Born in 1990, Trident Ltd turned wheat straw into paper, cotton into towels, and itself into a ₹14,500 Cr market cap textile–paper hybrid beast. It supplies towels to Walmart, Ikea, and maybe even the gym you never visit. But the catch? Sales are flat, profits yo-yo harder than a 90s toy, and at 33x earnings, this stock is priced like Gucci but often performs like Sarojini Nagar.
2. Introduction
Imagine one company trying to be Amul of towels, JK Paper of copier sheets, and local kirana of sulphuric acid. That’s Trident. From Punjab fields to US hotel bathrooms, its products travel more than most Indians do in a lifetime.
The brand is everywhere — Amazon, Costco, Target, Ikea. If you’ve wiped your face in a hotel, there’s a non-zero chance it was Trident fabric absorbing your sweat (and your regrets). On the paper side, it’s the world’s largest wheat-straw-based paper manufacturer — basically converting crop residue into Xerox paper for your boss’s “urgent” printouts.

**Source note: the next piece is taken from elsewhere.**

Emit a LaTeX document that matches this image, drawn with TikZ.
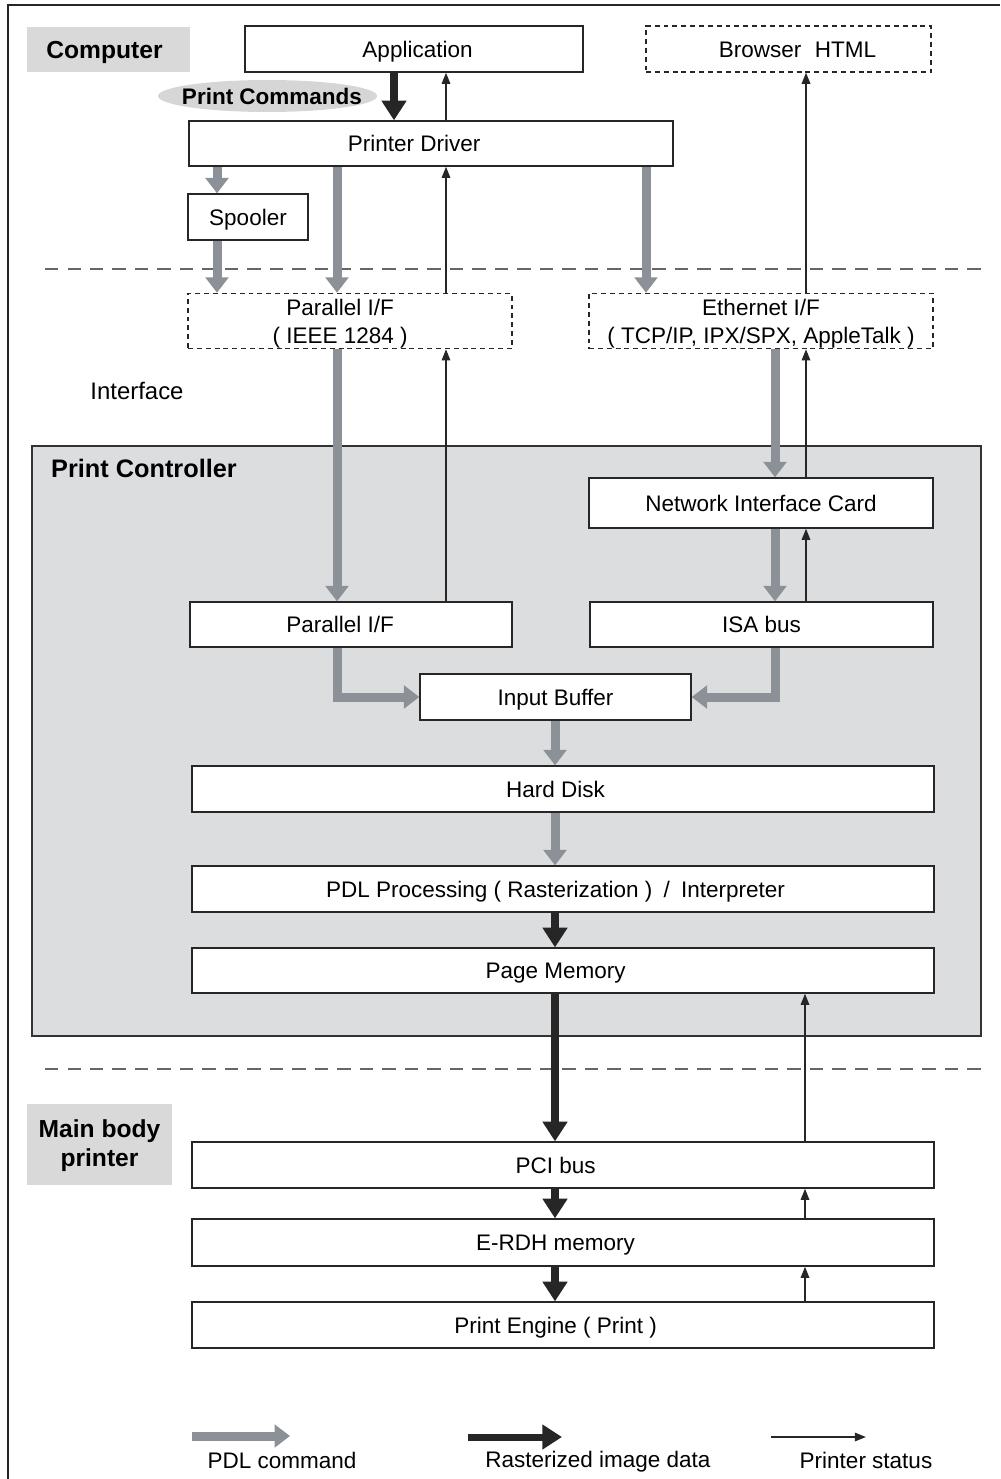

The big flex? Exporting 56% of revenues. The big problem? Flat sales growth, middling ROE (8.2%), and high client concentration (50-60% of textile revenues from top 5 customers). Trident is basically that overachieving cousin — looks good abroad, struggles at home.
3. Business Model (WTF Do They Even Do?)
Three big verticals:
Home Textiles (57% revenue): Towels, bed sheets, linens. Brands: myTrident, LUXEHOME. Think “Ikea starter pack” but made in Barnala, Punjab.
Yarn (29% revenue): Premium cotton yarn sold under brands like Endure, Epitome, Marvella. Basically B2B supply to other textile bros.
Paper & Chemicals (14% revenue): Copier paper (Spectra, Digiprint) and sulphuric acid. Yep, they’ll sell you exam sheets and the acid to erase the marks.
Power self-sufficiency: ~52% of power via captive solar + cogeneration. Good ESG pitch: “We burn less, so you can wash more.”